Quote only the span from the first line of the entries to the line containing "(saved) at (218,790)", both ends kept. Leave every picture out.

Part of a data file
begin

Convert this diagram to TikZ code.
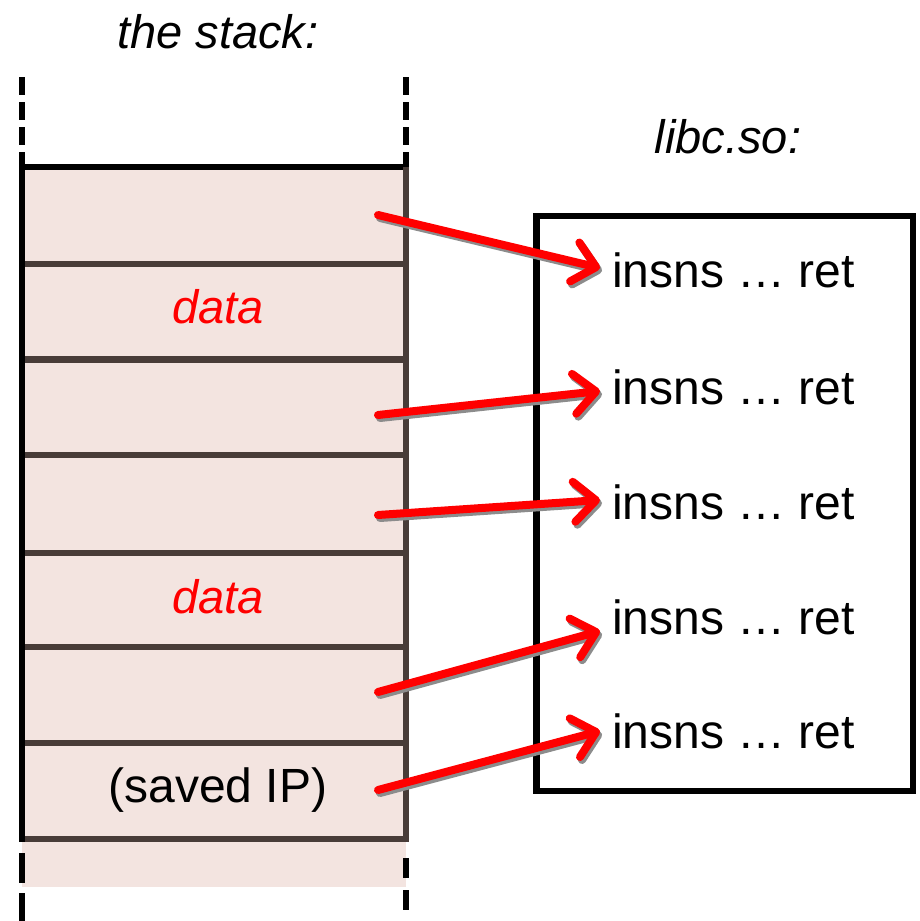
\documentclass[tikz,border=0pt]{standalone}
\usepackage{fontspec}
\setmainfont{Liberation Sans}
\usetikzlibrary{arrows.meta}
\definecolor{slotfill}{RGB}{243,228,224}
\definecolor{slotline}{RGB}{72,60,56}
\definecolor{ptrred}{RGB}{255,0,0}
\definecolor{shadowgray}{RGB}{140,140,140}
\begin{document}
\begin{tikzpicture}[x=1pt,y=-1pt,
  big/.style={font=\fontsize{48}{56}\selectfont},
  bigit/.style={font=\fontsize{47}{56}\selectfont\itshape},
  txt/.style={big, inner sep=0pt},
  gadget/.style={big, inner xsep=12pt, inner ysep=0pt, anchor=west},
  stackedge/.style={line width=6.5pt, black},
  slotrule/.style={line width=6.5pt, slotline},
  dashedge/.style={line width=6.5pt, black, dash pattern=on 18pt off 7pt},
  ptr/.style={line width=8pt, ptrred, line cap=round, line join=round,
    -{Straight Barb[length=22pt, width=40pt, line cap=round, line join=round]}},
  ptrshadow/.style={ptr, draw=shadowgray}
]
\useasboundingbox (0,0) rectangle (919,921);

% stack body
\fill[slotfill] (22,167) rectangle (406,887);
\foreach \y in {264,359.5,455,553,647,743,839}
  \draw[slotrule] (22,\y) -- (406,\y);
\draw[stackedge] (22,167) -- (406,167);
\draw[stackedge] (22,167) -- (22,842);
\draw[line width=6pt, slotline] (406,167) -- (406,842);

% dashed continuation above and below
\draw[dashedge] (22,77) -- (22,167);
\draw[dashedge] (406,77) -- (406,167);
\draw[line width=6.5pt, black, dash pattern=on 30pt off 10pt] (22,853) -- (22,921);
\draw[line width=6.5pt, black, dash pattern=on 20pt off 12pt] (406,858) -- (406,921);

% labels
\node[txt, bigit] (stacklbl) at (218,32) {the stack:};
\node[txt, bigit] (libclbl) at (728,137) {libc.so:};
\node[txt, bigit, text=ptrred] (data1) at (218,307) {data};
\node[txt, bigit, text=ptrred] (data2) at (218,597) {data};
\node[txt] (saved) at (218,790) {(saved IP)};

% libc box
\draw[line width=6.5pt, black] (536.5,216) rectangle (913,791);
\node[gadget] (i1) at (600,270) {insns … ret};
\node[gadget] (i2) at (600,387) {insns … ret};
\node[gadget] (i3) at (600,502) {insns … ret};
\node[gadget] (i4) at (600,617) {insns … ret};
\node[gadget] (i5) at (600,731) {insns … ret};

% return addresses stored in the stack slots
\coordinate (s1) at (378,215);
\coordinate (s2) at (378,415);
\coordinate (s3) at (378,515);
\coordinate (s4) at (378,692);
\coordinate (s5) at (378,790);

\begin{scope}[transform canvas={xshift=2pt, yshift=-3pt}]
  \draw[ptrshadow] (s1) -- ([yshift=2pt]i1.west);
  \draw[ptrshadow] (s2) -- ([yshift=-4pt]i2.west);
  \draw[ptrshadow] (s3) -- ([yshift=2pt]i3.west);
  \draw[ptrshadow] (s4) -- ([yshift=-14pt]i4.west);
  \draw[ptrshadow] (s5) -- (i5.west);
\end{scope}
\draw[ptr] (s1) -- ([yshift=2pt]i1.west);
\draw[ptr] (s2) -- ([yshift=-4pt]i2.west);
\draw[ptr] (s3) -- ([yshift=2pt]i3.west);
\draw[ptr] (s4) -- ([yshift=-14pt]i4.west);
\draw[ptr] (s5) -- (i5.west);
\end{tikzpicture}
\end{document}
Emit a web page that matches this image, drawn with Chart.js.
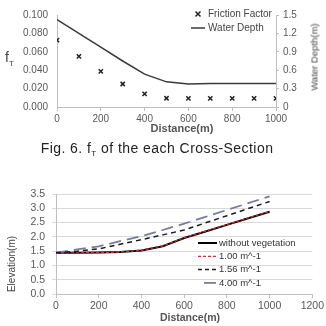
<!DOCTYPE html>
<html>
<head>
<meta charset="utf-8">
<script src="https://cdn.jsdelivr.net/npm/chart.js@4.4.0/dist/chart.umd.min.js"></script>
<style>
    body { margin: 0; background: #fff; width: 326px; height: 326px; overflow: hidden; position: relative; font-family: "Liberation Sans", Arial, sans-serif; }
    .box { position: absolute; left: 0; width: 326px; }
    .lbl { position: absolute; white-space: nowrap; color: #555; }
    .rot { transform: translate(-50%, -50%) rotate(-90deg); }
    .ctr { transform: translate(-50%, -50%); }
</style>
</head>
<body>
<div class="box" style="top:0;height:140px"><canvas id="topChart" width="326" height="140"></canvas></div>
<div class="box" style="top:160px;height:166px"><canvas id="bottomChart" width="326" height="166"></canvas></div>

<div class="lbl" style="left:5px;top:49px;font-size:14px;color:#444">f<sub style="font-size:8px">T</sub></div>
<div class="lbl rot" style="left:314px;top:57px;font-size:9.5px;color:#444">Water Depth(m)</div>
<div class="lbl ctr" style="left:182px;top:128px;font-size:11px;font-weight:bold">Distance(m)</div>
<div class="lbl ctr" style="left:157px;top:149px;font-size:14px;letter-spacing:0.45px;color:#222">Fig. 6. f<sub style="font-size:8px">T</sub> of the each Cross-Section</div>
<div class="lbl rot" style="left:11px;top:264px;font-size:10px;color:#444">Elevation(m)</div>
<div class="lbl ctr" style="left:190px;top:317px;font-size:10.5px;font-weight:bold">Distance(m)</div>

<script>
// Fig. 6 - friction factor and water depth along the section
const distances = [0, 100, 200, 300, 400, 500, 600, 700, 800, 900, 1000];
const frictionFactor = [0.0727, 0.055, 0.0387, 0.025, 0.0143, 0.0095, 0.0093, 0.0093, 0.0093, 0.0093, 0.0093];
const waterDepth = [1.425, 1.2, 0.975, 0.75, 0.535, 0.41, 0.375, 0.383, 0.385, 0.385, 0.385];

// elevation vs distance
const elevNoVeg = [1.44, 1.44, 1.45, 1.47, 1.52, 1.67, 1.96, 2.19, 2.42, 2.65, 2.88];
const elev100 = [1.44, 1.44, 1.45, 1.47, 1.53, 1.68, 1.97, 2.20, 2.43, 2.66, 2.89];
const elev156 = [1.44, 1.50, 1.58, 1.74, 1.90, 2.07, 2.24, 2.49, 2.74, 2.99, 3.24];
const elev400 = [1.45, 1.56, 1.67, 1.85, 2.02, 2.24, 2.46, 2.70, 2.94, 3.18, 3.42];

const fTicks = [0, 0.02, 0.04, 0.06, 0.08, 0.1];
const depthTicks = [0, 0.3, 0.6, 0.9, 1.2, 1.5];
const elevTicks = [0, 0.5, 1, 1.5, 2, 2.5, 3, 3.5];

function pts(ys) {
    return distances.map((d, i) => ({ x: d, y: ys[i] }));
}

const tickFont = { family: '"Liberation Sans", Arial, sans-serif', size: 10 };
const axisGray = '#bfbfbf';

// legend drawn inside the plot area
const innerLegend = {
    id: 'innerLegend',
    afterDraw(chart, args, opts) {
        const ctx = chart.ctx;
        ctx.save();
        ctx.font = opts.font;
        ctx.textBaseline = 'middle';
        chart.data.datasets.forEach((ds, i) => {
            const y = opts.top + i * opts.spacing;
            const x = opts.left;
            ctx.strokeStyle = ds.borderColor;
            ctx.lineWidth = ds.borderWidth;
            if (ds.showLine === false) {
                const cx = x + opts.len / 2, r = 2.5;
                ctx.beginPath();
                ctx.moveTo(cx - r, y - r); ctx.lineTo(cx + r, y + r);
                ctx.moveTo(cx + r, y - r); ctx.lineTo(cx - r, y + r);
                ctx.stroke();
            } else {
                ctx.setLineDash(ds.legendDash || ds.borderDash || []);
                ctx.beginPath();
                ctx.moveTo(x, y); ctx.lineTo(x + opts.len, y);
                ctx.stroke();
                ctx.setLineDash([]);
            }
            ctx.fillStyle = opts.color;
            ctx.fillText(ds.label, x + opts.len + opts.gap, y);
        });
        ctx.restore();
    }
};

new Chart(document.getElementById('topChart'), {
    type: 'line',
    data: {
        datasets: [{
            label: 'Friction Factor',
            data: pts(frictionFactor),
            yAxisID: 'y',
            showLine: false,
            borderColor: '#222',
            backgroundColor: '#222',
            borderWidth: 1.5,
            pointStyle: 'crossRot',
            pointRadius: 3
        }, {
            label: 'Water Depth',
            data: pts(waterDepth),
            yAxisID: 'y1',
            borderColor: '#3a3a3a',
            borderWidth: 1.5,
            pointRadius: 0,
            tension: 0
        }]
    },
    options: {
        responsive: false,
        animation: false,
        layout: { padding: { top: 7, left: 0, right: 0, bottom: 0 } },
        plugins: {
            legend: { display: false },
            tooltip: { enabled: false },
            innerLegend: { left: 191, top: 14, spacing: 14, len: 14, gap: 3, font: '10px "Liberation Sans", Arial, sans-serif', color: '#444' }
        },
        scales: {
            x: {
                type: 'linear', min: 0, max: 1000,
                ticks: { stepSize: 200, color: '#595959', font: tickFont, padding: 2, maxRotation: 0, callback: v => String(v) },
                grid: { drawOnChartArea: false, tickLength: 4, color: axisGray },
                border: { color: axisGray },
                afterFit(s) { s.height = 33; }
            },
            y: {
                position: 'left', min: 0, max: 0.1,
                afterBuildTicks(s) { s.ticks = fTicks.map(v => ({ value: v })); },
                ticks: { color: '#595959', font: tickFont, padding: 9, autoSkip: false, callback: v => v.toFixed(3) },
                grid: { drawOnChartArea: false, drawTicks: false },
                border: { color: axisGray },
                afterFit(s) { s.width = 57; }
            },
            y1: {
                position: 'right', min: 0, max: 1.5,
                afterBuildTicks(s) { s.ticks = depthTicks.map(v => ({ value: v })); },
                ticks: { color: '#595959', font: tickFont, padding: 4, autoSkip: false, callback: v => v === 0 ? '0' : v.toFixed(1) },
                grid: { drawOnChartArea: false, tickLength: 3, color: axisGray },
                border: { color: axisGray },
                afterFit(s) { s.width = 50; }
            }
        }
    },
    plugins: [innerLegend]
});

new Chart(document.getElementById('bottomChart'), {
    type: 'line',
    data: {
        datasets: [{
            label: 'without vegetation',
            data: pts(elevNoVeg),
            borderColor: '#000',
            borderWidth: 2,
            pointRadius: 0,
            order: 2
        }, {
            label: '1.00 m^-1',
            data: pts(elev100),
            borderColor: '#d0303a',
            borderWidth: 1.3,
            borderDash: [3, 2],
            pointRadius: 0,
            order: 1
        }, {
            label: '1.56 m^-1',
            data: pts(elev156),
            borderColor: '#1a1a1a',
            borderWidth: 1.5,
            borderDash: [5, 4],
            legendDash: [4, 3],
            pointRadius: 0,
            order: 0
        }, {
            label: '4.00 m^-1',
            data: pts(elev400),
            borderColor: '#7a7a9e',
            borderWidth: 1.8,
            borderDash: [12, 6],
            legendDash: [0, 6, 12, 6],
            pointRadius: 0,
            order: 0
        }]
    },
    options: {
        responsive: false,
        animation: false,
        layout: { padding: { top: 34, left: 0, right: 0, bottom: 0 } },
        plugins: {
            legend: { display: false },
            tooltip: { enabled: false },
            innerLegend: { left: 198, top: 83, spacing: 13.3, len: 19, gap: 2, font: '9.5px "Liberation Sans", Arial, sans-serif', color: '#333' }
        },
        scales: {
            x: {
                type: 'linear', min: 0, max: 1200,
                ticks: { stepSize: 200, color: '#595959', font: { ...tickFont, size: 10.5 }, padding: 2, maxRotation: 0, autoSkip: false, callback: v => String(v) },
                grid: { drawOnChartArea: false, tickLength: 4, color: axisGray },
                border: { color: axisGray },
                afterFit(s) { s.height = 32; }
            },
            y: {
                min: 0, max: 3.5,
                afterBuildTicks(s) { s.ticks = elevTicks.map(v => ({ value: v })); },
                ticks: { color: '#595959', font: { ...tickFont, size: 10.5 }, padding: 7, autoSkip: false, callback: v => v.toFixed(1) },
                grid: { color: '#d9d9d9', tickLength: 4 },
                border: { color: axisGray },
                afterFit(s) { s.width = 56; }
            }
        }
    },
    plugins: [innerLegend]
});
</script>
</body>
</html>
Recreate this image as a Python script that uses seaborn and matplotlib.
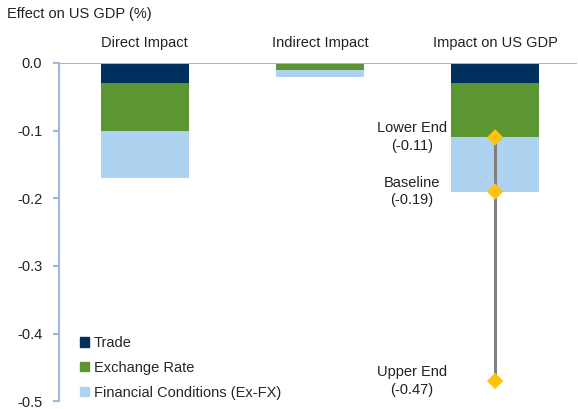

end

Task solution:
Convert this diagram to TikZ code.
\documentclass[tikz,border=0pt]{standalone}
\usepackage{fontspec}
\setmainfont{Liberation Sans}
\usetikzlibrary{arrows.meta}
\definecolor{slotfill}{RGB}{243,228,224}
\definecolor{slotline}{RGB}{72,60,56}
\definecolor{ptrred}{RGB}{255,0,0}
\definecolor{shadowgray}{RGB}{140,140,140}
\begin{document}
\begin{tikzpicture}[x=1pt,y=-1pt,
  big/.style={font=\fontsize{48}{56}\selectfont},
  bigit/.style={font=\fontsize{47}{56}\selectfont\itshape},
  txt/.style={big, inner sep=0pt},
  gadget/.style={big, inner xsep=12pt, inner ysep=0pt, anchor=west},
  stackedge/.style={line width=6.5pt, black},
  slotrule/.style={line width=6.5pt, slotline},
  dashedge/.style={line width=6.5pt, black, dash pattern=on 18pt off 7pt},
  ptr/.style={line width=8pt, ptrred, line cap=round, line join=round,
    -{Straight Barb[length=22pt, width=40pt, line cap=round, line join=round]}},
  ptrshadow/.style={ptr, draw=shadowgray}
]
\useasboundingbox (0,0) rectangle (919,921);

% stack body
\fill[slotfill] (22,167) rectangle (406,887);
\foreach \y in {264,359.5,455,553,647,743,839}
  \draw[slotrule] (22,\y) -- (406,\y);
\draw[stackedge] (22,167) -- (406,167);
\draw[stackedge] (22,167) -- (22,842);
\draw[line width=6pt, slotline] (406,167) -- (406,842);

% dashed continuation above and below
\draw[dashedge] (22,77) -- (22,167);
\draw[dashedge] (406,77) -- (406,167);
\draw[line width=6.5pt, black, dash pattern=on 30pt off 10pt] (22,853) -- (22,921);
\draw[line width=6.5pt, black, dash pattern=on 20pt off 12pt] (406,858) -- (406,921);

% labels
\node[txt, bigit] (stacklbl) at (218,32) {the stack:};
\node[txt, bigit] (libclbl) at (728,137) {libc.so:};
\node[txt, bigit, text=ptrred] (data1) at (218,307) {data};
\node[txt, bigit, text=ptrred] (data2) at (218,597) {data};
\node[txt] (saved) at (218,790) {(saved IP)};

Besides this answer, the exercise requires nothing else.